STATED EXERCISE: Review the material line by line. Identify and copy every line that contains the string "Write".

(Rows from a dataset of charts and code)
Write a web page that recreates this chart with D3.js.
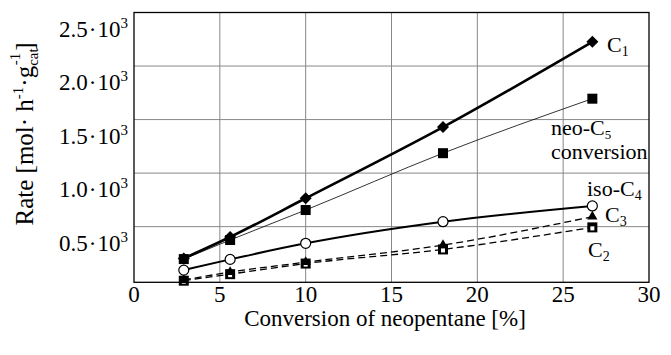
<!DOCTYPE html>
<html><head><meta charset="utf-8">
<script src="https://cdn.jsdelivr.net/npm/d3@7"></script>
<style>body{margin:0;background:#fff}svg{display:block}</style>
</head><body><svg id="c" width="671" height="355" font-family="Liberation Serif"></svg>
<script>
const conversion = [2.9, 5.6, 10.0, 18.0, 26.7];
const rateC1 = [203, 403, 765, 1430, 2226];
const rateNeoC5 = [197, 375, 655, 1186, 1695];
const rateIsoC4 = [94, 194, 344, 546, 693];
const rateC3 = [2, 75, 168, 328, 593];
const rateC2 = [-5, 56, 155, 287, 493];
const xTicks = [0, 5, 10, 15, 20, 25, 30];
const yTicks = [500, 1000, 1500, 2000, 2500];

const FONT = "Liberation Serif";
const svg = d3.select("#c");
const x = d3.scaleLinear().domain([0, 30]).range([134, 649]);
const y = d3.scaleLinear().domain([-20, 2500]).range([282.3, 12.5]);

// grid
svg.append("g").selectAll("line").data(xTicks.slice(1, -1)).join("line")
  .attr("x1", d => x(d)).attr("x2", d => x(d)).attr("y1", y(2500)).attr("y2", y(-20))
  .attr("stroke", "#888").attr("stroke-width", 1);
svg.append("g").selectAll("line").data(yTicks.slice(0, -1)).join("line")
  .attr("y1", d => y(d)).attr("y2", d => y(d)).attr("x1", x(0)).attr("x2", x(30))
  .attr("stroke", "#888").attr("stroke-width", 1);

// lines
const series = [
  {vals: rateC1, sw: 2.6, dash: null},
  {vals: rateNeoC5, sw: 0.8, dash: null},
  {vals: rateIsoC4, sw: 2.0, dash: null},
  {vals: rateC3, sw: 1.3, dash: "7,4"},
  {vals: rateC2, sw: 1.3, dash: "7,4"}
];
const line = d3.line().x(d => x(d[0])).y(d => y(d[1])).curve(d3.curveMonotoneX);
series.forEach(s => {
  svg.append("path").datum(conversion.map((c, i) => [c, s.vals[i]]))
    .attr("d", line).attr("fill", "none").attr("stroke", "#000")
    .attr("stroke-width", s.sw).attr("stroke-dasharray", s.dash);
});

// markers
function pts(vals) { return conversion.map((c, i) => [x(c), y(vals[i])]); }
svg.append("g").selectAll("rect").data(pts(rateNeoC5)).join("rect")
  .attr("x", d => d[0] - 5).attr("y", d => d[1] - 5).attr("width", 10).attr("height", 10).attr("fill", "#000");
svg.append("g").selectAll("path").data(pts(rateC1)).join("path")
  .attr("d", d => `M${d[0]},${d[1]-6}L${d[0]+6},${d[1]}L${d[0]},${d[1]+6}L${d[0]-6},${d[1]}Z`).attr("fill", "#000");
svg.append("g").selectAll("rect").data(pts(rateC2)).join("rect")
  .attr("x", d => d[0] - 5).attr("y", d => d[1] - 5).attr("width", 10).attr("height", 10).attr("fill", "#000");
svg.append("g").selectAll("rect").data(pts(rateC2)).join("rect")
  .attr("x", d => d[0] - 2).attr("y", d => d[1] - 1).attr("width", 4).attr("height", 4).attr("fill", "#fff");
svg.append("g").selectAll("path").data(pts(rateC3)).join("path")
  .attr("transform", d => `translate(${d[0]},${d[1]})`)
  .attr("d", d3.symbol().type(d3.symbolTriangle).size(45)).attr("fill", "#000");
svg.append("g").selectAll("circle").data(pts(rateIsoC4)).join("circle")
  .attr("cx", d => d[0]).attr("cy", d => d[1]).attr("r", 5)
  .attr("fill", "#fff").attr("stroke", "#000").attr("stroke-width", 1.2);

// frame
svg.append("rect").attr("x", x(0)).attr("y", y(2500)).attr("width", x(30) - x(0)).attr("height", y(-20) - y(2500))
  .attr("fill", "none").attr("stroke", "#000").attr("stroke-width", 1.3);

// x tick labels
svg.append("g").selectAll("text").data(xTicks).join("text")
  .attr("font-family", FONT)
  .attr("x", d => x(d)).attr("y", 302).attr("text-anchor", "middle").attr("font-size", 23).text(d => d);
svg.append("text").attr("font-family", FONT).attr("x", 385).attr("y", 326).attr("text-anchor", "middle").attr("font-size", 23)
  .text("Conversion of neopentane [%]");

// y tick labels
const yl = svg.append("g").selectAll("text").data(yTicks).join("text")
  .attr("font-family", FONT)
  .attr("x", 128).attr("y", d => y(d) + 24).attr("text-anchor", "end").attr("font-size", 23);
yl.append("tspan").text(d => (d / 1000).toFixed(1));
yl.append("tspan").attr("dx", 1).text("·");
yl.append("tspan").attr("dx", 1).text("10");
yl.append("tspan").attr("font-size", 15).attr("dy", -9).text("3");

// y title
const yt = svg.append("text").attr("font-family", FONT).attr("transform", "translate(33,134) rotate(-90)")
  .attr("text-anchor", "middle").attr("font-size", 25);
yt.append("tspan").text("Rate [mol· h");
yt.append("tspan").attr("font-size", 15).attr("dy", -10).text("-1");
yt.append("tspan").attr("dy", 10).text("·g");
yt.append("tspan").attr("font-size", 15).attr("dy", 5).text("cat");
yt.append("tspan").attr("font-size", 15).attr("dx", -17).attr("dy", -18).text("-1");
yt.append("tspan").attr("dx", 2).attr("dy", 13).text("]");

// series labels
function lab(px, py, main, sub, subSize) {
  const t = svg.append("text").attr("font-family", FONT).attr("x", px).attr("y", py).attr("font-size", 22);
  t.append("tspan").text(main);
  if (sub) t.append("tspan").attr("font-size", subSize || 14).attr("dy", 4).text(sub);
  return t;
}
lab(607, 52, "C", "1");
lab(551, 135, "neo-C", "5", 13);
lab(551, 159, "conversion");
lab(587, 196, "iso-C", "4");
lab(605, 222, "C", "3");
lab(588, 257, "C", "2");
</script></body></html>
...
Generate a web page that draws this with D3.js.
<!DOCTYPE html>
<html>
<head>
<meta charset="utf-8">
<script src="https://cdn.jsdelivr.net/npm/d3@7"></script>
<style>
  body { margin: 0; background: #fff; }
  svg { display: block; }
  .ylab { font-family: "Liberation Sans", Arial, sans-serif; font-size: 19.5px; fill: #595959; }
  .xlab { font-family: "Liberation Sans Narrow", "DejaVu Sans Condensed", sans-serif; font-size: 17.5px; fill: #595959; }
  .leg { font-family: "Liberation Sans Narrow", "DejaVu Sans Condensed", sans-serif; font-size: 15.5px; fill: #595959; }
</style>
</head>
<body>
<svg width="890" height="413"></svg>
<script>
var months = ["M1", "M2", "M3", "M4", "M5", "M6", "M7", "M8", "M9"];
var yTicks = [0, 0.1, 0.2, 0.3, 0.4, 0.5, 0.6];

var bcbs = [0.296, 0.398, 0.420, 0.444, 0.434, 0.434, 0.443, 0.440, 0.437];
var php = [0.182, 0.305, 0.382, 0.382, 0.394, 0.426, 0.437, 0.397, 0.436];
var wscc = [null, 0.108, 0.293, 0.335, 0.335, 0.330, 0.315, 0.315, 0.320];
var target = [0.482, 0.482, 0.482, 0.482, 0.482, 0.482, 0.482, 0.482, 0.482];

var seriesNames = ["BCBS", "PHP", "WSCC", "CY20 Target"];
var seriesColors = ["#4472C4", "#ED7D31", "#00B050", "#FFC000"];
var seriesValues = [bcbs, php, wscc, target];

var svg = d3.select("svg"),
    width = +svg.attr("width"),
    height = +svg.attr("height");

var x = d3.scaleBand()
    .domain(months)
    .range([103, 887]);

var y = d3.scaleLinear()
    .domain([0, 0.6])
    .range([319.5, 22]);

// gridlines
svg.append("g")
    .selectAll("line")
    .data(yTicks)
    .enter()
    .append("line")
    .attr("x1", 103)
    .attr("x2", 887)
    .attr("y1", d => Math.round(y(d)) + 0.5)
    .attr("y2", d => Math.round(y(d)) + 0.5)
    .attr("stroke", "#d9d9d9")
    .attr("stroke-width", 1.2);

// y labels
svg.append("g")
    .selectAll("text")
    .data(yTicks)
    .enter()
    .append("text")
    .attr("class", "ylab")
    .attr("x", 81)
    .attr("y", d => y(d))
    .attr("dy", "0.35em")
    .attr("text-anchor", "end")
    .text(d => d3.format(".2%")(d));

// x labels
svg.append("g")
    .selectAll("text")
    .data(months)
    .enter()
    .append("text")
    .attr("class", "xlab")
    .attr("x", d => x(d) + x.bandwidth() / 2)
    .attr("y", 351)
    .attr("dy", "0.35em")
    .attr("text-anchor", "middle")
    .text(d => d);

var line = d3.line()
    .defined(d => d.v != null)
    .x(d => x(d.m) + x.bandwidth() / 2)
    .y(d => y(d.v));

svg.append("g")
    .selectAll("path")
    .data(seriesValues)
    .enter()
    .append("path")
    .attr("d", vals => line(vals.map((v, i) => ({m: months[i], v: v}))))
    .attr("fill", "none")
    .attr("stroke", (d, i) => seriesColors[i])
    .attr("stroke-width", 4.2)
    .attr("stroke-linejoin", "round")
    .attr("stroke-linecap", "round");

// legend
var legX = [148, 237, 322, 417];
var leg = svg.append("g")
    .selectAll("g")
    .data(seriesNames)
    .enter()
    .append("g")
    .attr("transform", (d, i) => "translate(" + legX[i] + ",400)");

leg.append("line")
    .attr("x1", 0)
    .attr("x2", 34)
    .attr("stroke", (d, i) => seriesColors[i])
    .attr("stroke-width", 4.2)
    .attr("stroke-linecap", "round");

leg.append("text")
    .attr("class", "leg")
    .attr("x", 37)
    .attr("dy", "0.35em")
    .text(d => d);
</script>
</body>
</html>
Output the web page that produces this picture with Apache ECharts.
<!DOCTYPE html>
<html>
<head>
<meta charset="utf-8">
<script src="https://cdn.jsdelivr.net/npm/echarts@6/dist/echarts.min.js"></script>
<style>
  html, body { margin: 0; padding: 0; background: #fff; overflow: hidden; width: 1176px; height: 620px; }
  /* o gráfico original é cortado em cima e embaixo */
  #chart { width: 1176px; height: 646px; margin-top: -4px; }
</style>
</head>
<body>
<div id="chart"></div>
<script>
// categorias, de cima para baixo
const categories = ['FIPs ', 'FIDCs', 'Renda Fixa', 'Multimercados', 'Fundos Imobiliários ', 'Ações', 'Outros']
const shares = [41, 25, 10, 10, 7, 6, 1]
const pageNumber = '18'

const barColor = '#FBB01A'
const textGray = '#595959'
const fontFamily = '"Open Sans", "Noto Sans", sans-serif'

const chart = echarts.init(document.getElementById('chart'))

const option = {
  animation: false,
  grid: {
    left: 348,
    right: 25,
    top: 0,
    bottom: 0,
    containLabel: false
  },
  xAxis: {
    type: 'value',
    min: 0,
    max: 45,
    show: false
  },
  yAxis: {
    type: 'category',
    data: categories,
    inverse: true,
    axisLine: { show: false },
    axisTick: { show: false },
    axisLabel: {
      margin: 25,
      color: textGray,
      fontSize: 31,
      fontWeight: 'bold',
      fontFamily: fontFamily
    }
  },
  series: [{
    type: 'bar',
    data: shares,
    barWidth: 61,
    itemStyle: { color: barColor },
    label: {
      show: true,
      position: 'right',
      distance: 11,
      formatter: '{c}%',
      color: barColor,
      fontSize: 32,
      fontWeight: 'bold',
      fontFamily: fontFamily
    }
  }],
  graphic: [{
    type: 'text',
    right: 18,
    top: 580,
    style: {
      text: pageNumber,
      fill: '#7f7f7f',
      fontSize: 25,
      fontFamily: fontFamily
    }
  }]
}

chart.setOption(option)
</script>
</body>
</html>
---
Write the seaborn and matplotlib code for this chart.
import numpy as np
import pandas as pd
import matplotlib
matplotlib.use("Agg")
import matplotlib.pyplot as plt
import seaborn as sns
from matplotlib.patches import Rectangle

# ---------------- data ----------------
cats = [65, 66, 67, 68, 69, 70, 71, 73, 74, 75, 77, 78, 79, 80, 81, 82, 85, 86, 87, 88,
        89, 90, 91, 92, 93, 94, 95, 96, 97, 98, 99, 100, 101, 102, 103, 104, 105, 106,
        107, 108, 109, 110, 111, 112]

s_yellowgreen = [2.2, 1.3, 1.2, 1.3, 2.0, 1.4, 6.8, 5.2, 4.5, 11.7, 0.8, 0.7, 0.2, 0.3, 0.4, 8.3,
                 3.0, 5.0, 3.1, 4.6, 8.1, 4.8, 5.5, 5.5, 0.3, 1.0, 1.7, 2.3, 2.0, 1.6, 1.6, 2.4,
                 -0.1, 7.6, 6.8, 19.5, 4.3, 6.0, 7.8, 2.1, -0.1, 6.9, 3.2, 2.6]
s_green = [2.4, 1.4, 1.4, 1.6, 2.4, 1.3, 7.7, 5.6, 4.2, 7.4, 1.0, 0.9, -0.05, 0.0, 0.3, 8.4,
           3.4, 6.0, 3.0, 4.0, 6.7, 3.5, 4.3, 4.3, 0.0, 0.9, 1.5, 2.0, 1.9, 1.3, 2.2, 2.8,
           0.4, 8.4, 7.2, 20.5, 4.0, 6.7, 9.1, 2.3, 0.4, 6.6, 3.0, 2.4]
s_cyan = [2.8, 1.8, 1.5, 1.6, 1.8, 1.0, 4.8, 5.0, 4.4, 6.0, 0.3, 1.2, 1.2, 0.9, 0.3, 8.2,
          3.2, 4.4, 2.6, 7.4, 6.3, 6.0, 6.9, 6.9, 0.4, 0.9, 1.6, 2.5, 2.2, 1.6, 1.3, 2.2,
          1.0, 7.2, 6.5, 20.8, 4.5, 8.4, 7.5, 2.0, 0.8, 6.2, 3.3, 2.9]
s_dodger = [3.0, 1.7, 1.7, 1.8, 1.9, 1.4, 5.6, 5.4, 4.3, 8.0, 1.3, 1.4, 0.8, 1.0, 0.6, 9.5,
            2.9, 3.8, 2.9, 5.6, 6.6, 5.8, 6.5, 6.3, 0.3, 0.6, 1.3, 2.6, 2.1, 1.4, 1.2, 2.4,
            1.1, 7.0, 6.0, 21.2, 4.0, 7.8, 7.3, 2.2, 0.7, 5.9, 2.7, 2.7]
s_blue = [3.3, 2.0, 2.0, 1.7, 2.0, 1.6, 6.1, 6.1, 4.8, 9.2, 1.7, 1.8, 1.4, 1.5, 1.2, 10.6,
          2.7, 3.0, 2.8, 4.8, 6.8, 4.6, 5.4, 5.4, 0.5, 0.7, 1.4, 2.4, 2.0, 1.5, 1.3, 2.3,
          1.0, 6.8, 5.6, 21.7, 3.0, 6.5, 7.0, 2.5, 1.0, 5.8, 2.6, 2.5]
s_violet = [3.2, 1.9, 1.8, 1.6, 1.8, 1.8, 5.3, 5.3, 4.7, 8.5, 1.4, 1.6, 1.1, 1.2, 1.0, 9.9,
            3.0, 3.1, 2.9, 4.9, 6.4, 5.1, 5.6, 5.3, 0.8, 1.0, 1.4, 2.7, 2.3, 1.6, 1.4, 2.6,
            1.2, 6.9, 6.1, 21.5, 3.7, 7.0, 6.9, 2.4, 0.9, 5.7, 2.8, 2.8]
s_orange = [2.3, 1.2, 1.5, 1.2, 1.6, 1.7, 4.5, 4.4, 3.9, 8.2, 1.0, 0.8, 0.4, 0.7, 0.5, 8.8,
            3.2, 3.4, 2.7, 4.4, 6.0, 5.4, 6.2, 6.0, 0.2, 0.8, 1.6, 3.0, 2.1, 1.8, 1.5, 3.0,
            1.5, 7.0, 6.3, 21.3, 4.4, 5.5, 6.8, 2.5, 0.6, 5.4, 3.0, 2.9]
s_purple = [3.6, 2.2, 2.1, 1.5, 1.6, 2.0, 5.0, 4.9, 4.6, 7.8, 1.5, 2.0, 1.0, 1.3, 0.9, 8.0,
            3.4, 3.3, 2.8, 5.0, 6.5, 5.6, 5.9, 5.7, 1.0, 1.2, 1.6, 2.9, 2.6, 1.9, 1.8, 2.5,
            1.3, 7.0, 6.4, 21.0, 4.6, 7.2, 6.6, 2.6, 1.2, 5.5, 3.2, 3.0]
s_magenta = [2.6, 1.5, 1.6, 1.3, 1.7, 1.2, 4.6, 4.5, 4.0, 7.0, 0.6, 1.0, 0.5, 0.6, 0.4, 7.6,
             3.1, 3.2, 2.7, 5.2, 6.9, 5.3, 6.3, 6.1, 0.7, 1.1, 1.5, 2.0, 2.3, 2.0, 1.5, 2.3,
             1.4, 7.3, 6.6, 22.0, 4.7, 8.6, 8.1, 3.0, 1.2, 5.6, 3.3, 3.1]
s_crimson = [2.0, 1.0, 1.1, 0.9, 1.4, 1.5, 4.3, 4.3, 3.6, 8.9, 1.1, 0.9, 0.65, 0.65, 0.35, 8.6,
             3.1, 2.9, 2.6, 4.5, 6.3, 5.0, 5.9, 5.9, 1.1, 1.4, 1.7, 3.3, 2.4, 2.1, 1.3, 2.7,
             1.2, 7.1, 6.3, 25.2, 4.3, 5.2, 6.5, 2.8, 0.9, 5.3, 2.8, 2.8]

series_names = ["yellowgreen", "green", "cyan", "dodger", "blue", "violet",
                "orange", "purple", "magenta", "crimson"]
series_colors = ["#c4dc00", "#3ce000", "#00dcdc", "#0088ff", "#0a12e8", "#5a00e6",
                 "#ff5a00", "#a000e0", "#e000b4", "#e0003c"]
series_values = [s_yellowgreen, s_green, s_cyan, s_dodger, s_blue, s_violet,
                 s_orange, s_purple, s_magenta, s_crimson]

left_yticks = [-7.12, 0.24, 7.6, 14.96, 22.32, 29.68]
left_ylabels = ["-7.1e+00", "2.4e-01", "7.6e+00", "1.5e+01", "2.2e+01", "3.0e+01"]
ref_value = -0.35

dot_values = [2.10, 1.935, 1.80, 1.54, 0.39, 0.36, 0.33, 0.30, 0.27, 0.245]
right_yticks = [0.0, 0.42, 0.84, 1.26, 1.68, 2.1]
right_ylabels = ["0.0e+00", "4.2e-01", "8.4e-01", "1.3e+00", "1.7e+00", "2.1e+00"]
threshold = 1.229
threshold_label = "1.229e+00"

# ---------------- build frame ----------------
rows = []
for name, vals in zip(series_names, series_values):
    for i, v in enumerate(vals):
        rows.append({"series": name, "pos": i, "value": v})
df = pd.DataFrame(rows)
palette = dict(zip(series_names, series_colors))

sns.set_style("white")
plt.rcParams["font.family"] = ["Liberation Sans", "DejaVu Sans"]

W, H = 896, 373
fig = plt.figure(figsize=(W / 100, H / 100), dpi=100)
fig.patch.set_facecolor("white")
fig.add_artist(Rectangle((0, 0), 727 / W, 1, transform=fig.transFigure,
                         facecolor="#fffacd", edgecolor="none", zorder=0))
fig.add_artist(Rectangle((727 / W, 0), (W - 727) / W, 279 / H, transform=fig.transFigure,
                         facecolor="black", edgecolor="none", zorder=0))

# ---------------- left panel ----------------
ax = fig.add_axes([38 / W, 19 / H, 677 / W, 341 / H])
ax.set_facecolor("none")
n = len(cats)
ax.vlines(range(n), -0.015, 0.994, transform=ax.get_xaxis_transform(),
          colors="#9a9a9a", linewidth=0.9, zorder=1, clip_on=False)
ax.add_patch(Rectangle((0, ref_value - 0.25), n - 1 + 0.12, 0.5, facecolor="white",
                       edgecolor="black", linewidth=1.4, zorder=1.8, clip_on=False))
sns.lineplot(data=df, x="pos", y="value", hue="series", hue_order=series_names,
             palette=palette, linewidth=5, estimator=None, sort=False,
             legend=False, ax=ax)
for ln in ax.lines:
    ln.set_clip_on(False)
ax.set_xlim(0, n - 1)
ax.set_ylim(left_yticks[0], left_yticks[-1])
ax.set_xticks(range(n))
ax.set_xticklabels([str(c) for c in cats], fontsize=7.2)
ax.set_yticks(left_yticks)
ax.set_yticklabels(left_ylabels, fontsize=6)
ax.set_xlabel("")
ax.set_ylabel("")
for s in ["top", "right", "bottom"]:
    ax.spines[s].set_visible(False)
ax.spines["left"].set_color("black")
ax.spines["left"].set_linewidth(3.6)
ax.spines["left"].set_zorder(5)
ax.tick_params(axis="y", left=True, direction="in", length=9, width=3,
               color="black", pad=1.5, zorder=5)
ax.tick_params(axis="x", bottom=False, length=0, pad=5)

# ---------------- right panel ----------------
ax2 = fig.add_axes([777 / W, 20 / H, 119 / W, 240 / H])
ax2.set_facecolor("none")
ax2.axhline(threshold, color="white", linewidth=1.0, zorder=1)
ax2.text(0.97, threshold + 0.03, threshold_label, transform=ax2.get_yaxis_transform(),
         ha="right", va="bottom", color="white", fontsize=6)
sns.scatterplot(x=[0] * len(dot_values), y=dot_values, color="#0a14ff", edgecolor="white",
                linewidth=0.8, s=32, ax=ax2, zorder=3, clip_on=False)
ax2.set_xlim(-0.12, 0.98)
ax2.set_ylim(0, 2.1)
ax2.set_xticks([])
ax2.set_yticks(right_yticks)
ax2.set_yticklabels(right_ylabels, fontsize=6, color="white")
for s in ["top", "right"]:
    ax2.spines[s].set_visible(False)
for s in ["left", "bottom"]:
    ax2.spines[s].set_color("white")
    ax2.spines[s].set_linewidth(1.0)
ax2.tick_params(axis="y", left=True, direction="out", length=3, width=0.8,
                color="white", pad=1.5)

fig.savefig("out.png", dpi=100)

IN RESPONSE:
Write a web page that recreates this chart with D3.js.
Write the seaborn and matplotlib code for this chart.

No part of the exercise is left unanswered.